**Written problem**
Only the lines from the one containing "Clone this chart in matplotlib." through the one containing "capsize=0, zorder=2)" should be duplicated, exactly as they appear. Pictures are to be left out.
* * *
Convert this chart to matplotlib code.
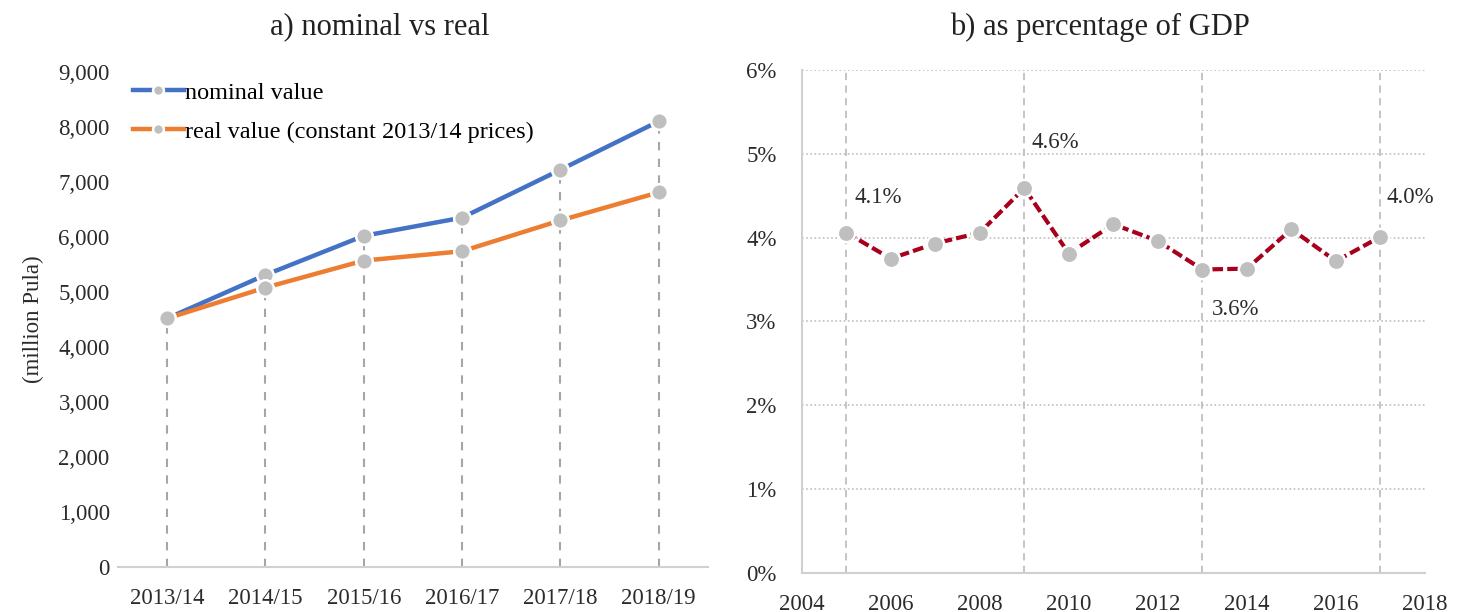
import matplotlib
matplotlib.use("Agg")
import matplotlib.pyplot as plt
from matplotlib.ticker import FuncFormatter

plt.rcParams['font.family'] = ['Liberation Serif', 'DejaVu Serif']

# panel a) data (million Pula)
years_a = ["2013/14", "2014/15", "2015/16", "2016/17", "2017/18", "2018/19"]
nominal = [4520, 5310, 6020, 6350, 7220, 8100]
real = [4520, 5080, 5570, 5740, 6300, 6810]

# panel b) data (% of GDP)
years_b = [2005, 2006, 2007, 2008, 2009, 2010, 2011, 2012, 2013, 2014, 2015, 2016, 2017]
share = [4.06, 3.75, 3.93, 4.06, 4.59, 3.81, 4.16, 3.96, 3.62, 3.63, 4.10, 3.72, 4.01]
labelled = {2005: "4.1%", 2009: "4.6%", 2013: "3.6%", 2017: "4.0%"}
label_offsets = {2005: (8, 35), 2009: (7, 46), 2013: (9, -40), 2017: (6, 39)}

TXT = "#2b2b2b"
GRID = "#BFBFBF"
MARK = "#BFBFBF"

fig = plt.figure(figsize=(14.63, 6.12), dpi=100)

# ---------------- panel a ----------------
ax1 = fig.add_axes([0.0807, 0.0735, 0.403, 0.809])
x = list(range(len(years_a)))
tops = [max(n, r) for n, r in zip(nominal, real)]
ax1.vlines(x, 0, tops, colors="#A6A6A6", linestyles=(0, (4, 4)), linewidth=1.5, zorder=1)
ax1.plot(x, nominal, color="#4472C4", linewidth=3.2, marker="o", markersize=12,
         markerfacecolor=MARK, markeredgecolor="white", markeredgewidth=1.8,
         label="nominal value", zorder=3)
ax1.plot(x, real, color="#ED7D31", linewidth=3.2, marker="o", markersize=12,
         markerfacecolor=MARK, markeredgecolor="white", markeredgewidth=1.8,
         label="real value (constant 2013/14 prices)", zorder=3)
ax1.set_xlim(-0.5, len(years_a) - 0.5)
ax1.set_ylim(0, 9000)
ax1.set_yticks(range(0, 9001, 1000))
ax1.yaxis.set_major_formatter(FuncFormatter(lambda v, p: f"{int(v):,}"))
ax1.set_xticks(x)
ax1.set_xticklabels(years_a)
for s in ["top", "right", "left"]:
    ax1.spines[s].set_visible(False)
ax1.spines["bottom"].set_color("#D0D0D0")
ax1.spines["bottom"].set_linewidth(1.5)
ax1.tick_params(axis="both", length=0, labelsize=16.5, colors=TXT)
ax1.tick_params(axis="x", pad=15)
ax1.tick_params(axis="y", pad=6)
ax1.set_ylabel("(million Pula)", fontsize=16.5, color=TXT, labelpad=10)
ax1.legend(loc="upper left", bbox_to_anchor=(0.0, 1.01), frameon=False, fontsize=17.5,
           handlelength=2.1, handletextpad=0.05, labelspacing=0.7, borderaxespad=0.2,
           markerscale=0.65)
fig.text(380 / 1463, 1 - 27 / 612, "a) nominal vs real", ha="center", va="center",
         fontsize=22, color="#222222")

# ---------------- panel b ----------------
ax2 = fig.add_axes([0.548, 0.0637, 0.426, 0.822])
ax2.set_xlim(2004, 2018)
ax2.set_ylim(0, 6)
ax2.set_yticks(range(0, 7))
ax2.yaxis.set_major_formatter(FuncFormatter(lambda v, p: f"{int(v)}%"))
ax2.set_xticks(range(2004, 2019, 2))
ax2.grid(axis="y", color=GRID, linestyle=(0, (1, 1.5)), linewidth=1.2)
for yr in labelled:
    ax2.axvline(yr, color=GRID, linestyle=(0, (4, 3)), linewidth=1.3, zorder=1)
ax2.plot(years_b, share, color="#A8001C", linewidth=3, linestyle=(0, (2.6, 1)),
         marker="o", markersize=12.5, markerfacecolor=MARK, markeredgecolor="white",
         markeredgewidth=1.8, zorder=3)
for yr, txt in labelled.items():
    v = share[years_b.index(yr)]
    ax2.annotate(txt, (yr, v), xytext=label_offsets[yr], textcoords="offset pixels",
                 ha="left", va="center", fontsize=16.5, color=TXT)
for s in ["top", "right"]:
    ax2.spines[s].set_visible(False)
for s in ["left", "bottom"]:
    ax2.spines[s].set_color("#D0D0D0")
    ax2.spines[s].set_linewidth(1.5)
ax2.tick_params(axis="both", length=0, labelsize=16.5, colors=TXT)
ax2.tick_params(axis="x", pad=15)
ax2.tick_params(axis="y", pad=18)
fig.text(1100 / 1463, 1 - 27 / 612, "b) as percentage of GDP", ha="center", va="center",
         fontsize=22, color="#222222")

fig.savefig("out.png", dpi=100, facecolor="white")
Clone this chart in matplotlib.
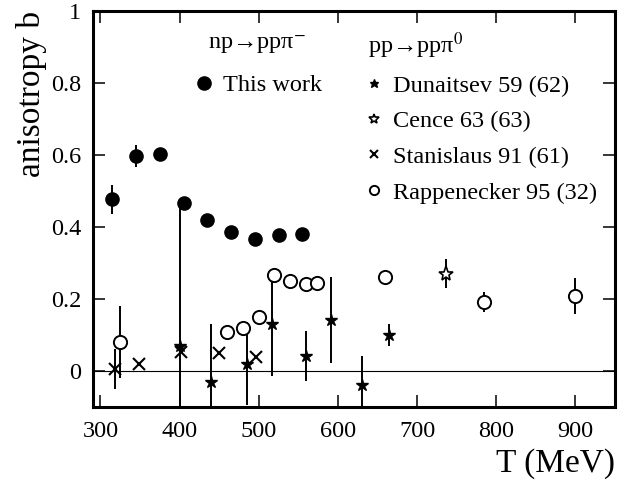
import matplotlib
matplotlib.use('Agg')
import matplotlib.pyplot as plt

plt.rcParams['font.family'] = ['Liberation Serif', 'DejaVu Serif']
plt.rcParams['mathtext.fontset'] = 'stix'

# np -> pp pi-  (this work)
this_T = [315, 345, 375, 405, 435, 465, 495, 525, 555]
this_b = [0.476, 0.597, 0.602, 0.465, 0.419, 0.386, 0.365, 0.377, 0.380]
this_err = [0.04, 0.03, 0.012, 0.012, 0.01, 0.01, 0.01, 0.01, 0.01]

# pp -> pp pi0
dun_T = [400, 440, 485, 517, 560, 591, 631, 665]
dun_b = [0.07, -0.03, 0.02, 0.13, 0.041, 0.141, -0.04, 0.099]
dun_err = [0.40, 0.16, 0.115, 0.145, 0.07, 0.12, 0.08, 0.03]

cen_T = [736]
cen_b = [0.270]
cen_err = [0.04]

sta_T = [319, 349, 402, 450, 496]
sta_b = [0.004, 0.019, 0.053, 0.048, 0.037]
sta_err = [0.055, 0.0, 0.0, 0.0, 0.0]

rap_T = [325, 460, 480, 500, 519, 540, 560, 573, 660, 785, 900]
rap_b = [0.081, 0.108, 0.120, 0.150, 0.266, 0.249, 0.241, 0.243, 0.261, 0.190, 0.207]
rap_err = [0.10, 0.01, 0.01, 0.01, 0.01, 0.01, 0.01, 0.02, 0.02, 0.028, 0.05]

fig = plt.figure(figsize=(6.39, 4.8), dpi=100)
ax = fig.add_axes([0.1448, 0.1527, 0.8176, 0.825])

ax.axhline(0, color='black', lw=0.8, zorder=1)

# error bars first, markers on top
for T, b, e in [(this_T, this_b, this_err), (dun_T, dun_b, dun_err),
                (cen_T, cen_b, cen_err), (sta_T, sta_b, sta_err),
                (rap_T, rap_b, rap_err)]:
    ax.errorbar(T, b, yerr=e, fmt='none', ecolor='black', elinewidth=1.4,
                capsize=0, zorder=2)

h_this, = ax.plot(this_T, this_b, 'o', color='black', ms=9.5, ls='none', zorder=4,
                  label='This work')
h_dun, = ax.plot(dun_T, dun_b, '*', color='black', ms=9, ls='none', zorder=4,
                 label='Dunaitsev 59 (62)')
h_cen, = ax.plot(cen_T, cen_b, '*', mfc='white', mec='black', mew=1.2, ms=11,
                 ls='none', zorder=4, label='Cence 63 (63)')
h_sta, = ax.plot(sta_T, sta_b, 'x', color='black', mew=1.5, ms=9, ls='none',
                 zorder=4, label='Stanislaus 91 (61)')
h_rap, = ax.plot(rap_T, rap_b, 'o', mfc='white', mec='black', mew=1.4, ms=9.5,
                 ls='none', zorder=3, label='Rappenecker 95 (32)')

ax.set_xlim(290, 950)
ax.set_ylim(-0.1, 1.0)
ax.set_xticks([300, 400, 500, 600, 700, 800, 900])
ax.set_yticks([0, 0.2, 0.4, 0.6, 0.8, 1.0])
ax.set_yticklabels(['0', '0.2', '0.4', '0.6', '0.8', '1'])
ax.tick_params(direction='in', length=8.5, width=1.1, top=True, right=True,
               labelsize=17.5)
ax.tick_params(axis='x', pad=10.5)
ax.tick_params(axis='y', pad=8)
for s in ax.spines.values():
    s.set_linewidth(2.2)

ax.set_ylabel('anisotropy b', fontsize=24, loc='top')
ax.yaxis.set_label_coords(-0.0865, 1.0)
ax.set_xlabel('T (MeV)', fontsize=24, loc='right')
ax.xaxis.set_label_coords(1.0, -0.105)

leg1 = ax.legend(handles=[h_this], title='np\u2192pp\u03c0$^{-}$', loc='upper left',
                 bbox_to_anchor=(0.19, 0.945), frameon=False, fontsize=17.5,
                 title_fontsize=17.5, borderpad=0, borderaxespad=0,
                 handlelength=1.0, handletextpad=0.3, labelspacing=0.76)
ax.add_artist(leg1)
ax.legend(handles=[h_dun, h_cen, h_sta, h_rap], title=' pp\u2192pp\u03c0$^{0}$',
          loc='upper left', bbox_to_anchor=(0.515, 0.95), frameon=False,
          fontsize=17.5, title_fontsize=17.5, borderpad=0, borderaxespad=0,
          handlelength=1.0, handletextpad=0.3, labelspacing=0.56,
          markerscale=0.7, alignment='left')

fig.savefig('out.png', dpi=100)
* * *
**Answer for this exercise**
Clone this chart in matplotlib.
import matplotlib
matplotlib.use('Agg')
import matplotlib.pyplot as plt

plt.rcParams['font.family'] = ['Liberation Serif', 'DejaVu Serif']
plt.rcParams['mathtext.fontset'] = 'stix'

# np -> pp pi-  (this work)
this_T = [315, 345, 375, 405, 435, 465, 495, 525, 555]
this_b = [0.476, 0.597, 0.602, 0.465, 0.419, 0.386, 0.365, 0.377, 0.380]
this_err = [0.04, 0.03, 0.012, 0.012, 0.01, 0.01, 0.01, 0.01, 0.01]

# pp -> pp pi0
dun_T = [400, 440, 485, 517, 560, 591, 631, 665]
dun_b = [0.07, -0.03, 0.02, 0.13, 0.041, 0.141, -0.04, 0.099]
dun_err = [0.40, 0.16, 0.115, 0.145, 0.07, 0.12, 0.08, 0.03]

cen_T = [736]
cen_b = [0.270]
cen_err = [0.04]

sta_T = [319, 349, 402, 450, 496]
sta_b = [0.004, 0.019, 0.053, 0.048, 0.037]
sta_err = [0.055, 0.0, 0.0, 0.0, 0.0]

rap_T = [325, 460, 480, 500, 519, 540, 560, 573, 660, 785, 900]
rap_b = [0.081, 0.108, 0.120, 0.150, 0.266, 0.249, 0.241, 0.243, 0.261, 0.190, 0.207]
rap_err = [0.10, 0.01, 0.01, 0.01, 0.01, 0.01, 0.01, 0.02, 0.02, 0.028, 0.05]

fig = plt.figure(figsize=(6.39, 4.8), dpi=100)
ax = fig.add_axes([0.1448, 0.1527, 0.8176, 0.825])

ax.axhline(0, color='black', lw=0.8, zorder=1)

# error bars first, markers on top
for T, b, e in [(this_T, this_b, this_err), (dun_T, dun_b, dun_err),
                (cen_T, cen_b, cen_err), (sta_T, sta_b, sta_err),
                (rap_T, rap_b, rap_err)]:
    ax.errorbar(T, b, yerr=e, fmt='none', ecolor='black', elinewidth=1.4,
                capsize=0, zorder=2)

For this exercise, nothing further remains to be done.